Serif Other Emde 6 is a bold, wide, high contrast, upright, normal x-height font visually similar to 'Albra' by BumbumType and 'Begum', 'Begum Devanagari', and 'Begum Tamil' by Indian Type Foundry (names referenced only for comparison).
Keywords: headlines, posters, magazine, branding, packaging, dramatic, editorial, fashion, theatrical, art deco, standout, luxury, drama, decoration, modernize classic, wedge serif, incised, sculptural, notched, display.

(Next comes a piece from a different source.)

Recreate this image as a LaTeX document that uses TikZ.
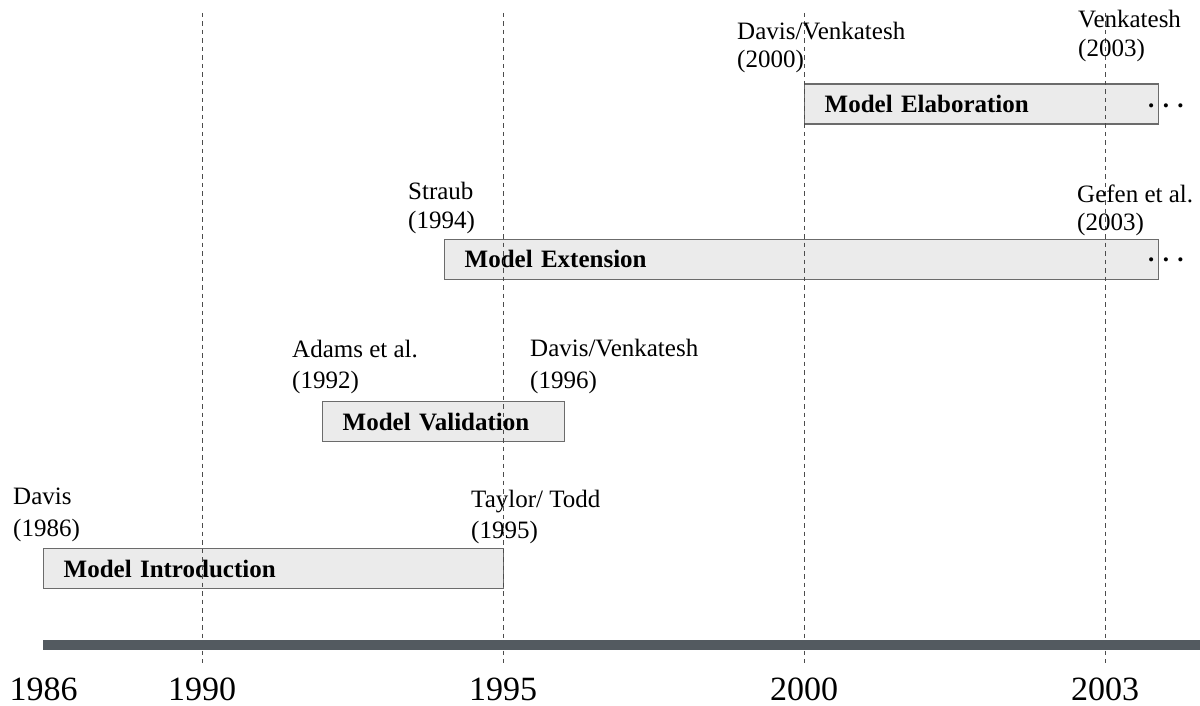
\documentclass[tikz,border=0pt]{standalone}
\usepackage{fontspec}
\setmainfont{Liberation Serif}
\begin{document}
\begin{tikzpicture}[x=1pt,y=-1pt,
  lbl/.style={anchor=base west, inner sep=0pt, font=\fontsize{25}{31}\selectfont},
  yr/.style={anchor=base, inner sep=0pt, font=\fontsize{34}{40}\selectfont},
  phase/.style={draw=black!58, line width=1.3pt, fill=black!8, anchor=north west,
    inner xsep=20pt, inner ysep=0pt, minimum height=40pt, align=left,
    font=\fontsize{25}{30}\selectfont\bfseries},
  dots/.style={anchor=base west, inner sep=0pt, font=\fontsize{25}{30}\selectfont\bfseries},
  gridline/.style={draw=black!70, line width=0.9pt, dash pattern=on 4.5pt off 4pt}
]
\useasboundingbox (0,0) rectangle (1200,706);
\definecolor{axiscol}{HTML}{535A60}

% phase boxes
\node[phase, text width=420pt] (intro) at (43,548) {Model Introduction};
\node[phase, text width=202pt] (valid) at (322,401) {Model Validation};
\node[phase, text width=674pt] (ext) at (444,238.5) {Model Extension};
\node[phase, text width=314pt] (elab) at (804,83.5) {Model Elaboration};

% continuation dots
\node[dots] (dotsElab) at (1148,108) {. . .};
\node[dots] (dotsExt) at (1148,261) {. . .};

% grid lines
\foreach \n/\x in {g1990/202, g1995/503, g2000/804, g2003/1105} {
  \coordinate (\n t) at (\x,13);
  \coordinate (\n b) at (\x,663);
  \draw[gridline] (\n t) -- (\n b);
}

% axis
\coordinate (axL) at (43,645);
\coordinate (axR) at (1200,645);
\draw[draw=axiscol, line width=9.5pt] (axL) -- (axR);

% year labels
\node[yr] (y1986) at (43.5,700) {1986};
\node[yr] (y1990) at (202,700) {1990};
\node[yr] (y1995) at (503,700) {1995};
\node[yr] (y2000) at (804,700) {2000};
\node[yr] (y2003) at (1105,700) {2003};

% author labels
\node[lbl] (davisA) at (13,504) {Davis};
\node[lbl] (davisY) at (13,536) {(1986)};
\node[lbl] (taylorA) at (471,507) {Taylor/ Todd};
\node[lbl] (taylorY) at (471,538) {(1995)};
\node[lbl] (adamsA) at (292,357) {Adams et al.};
\node[lbl] (adamsY) at (292,388) {(1992)};
\node[lbl] (dv96A) at (530,356) {Davis/Venkatesh};
\node[lbl] (dv96Y) at (530,388) {(1996)};
\node[lbl] (straubA) at (408,200) {Straub};
\node[lbl] (straubY) at (408,228) {(1994)};
\node[lbl] (gefenA) at (1077,202) {Gefen et al.};
\node[lbl] (gefenY) at (1077,230) {(2003)};
\node[lbl] (dv00A) at (737,40) {Davis/Venkatesh};
\node[lbl] (dv00Y) at (737,68) {(2000)};
\node[lbl] (venkA) at (1078,28) {Venkatesh};
\node[lbl] (venkY) at (1078,57) {(2003)};
\end{tikzpicture}
\end{document}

A sculptural serif with sharply tapered wedge terminals and pronounced, cut-in notches that create stencil-like interruptions in many curves and joins. Strokes show strong thick–thin contrast with crisp, sheared ends, giving letters a carved, faceted look rather than a brush or pen texture. The forms are broadly proportioned with generous counters, while key shapes (notably C, S, O/Q, and diagonals like V/W/X) emphasize angular internal cutouts and pointed apexes. Lowercase maintains a compact, sturdy rhythm, with single-storey a and g and a conspicuously pointed, graphic treatment on terminals and joins that keeps the texture bold and patterned in text settings.
Best suited for short-form display work such as magazine headlines, posters, film or event titles, and bold brand marks. It can also add a luxe, stylized voice to packaging and editorial pull quotes, particularly when set with ample tracking and generous line spacing to let the cut details read cleanly.
The overall tone is assertive and stylized, blending classic serif authority with a decorative, show-poster edge. Its incised cuts and high drama evoke fashion headlines, Art Deco-era display typography, and theatrical branding where impact and personality are prioritized over neutrality.
The design appears intended to reinterpret a traditional serif through an incised, decorative construction—using wedge serifs and intentional cutouts to produce a memorable, high-impact texture for display typography.
The distinctive internal cutouts and wedge ends create a repeating dark–light pattern that can read as semi-stenciled at smaller sizes, especially in rounded letters. Numerals follow the same carved logic, with strong silhouettes and sharp terminals that match the capitals’ presence.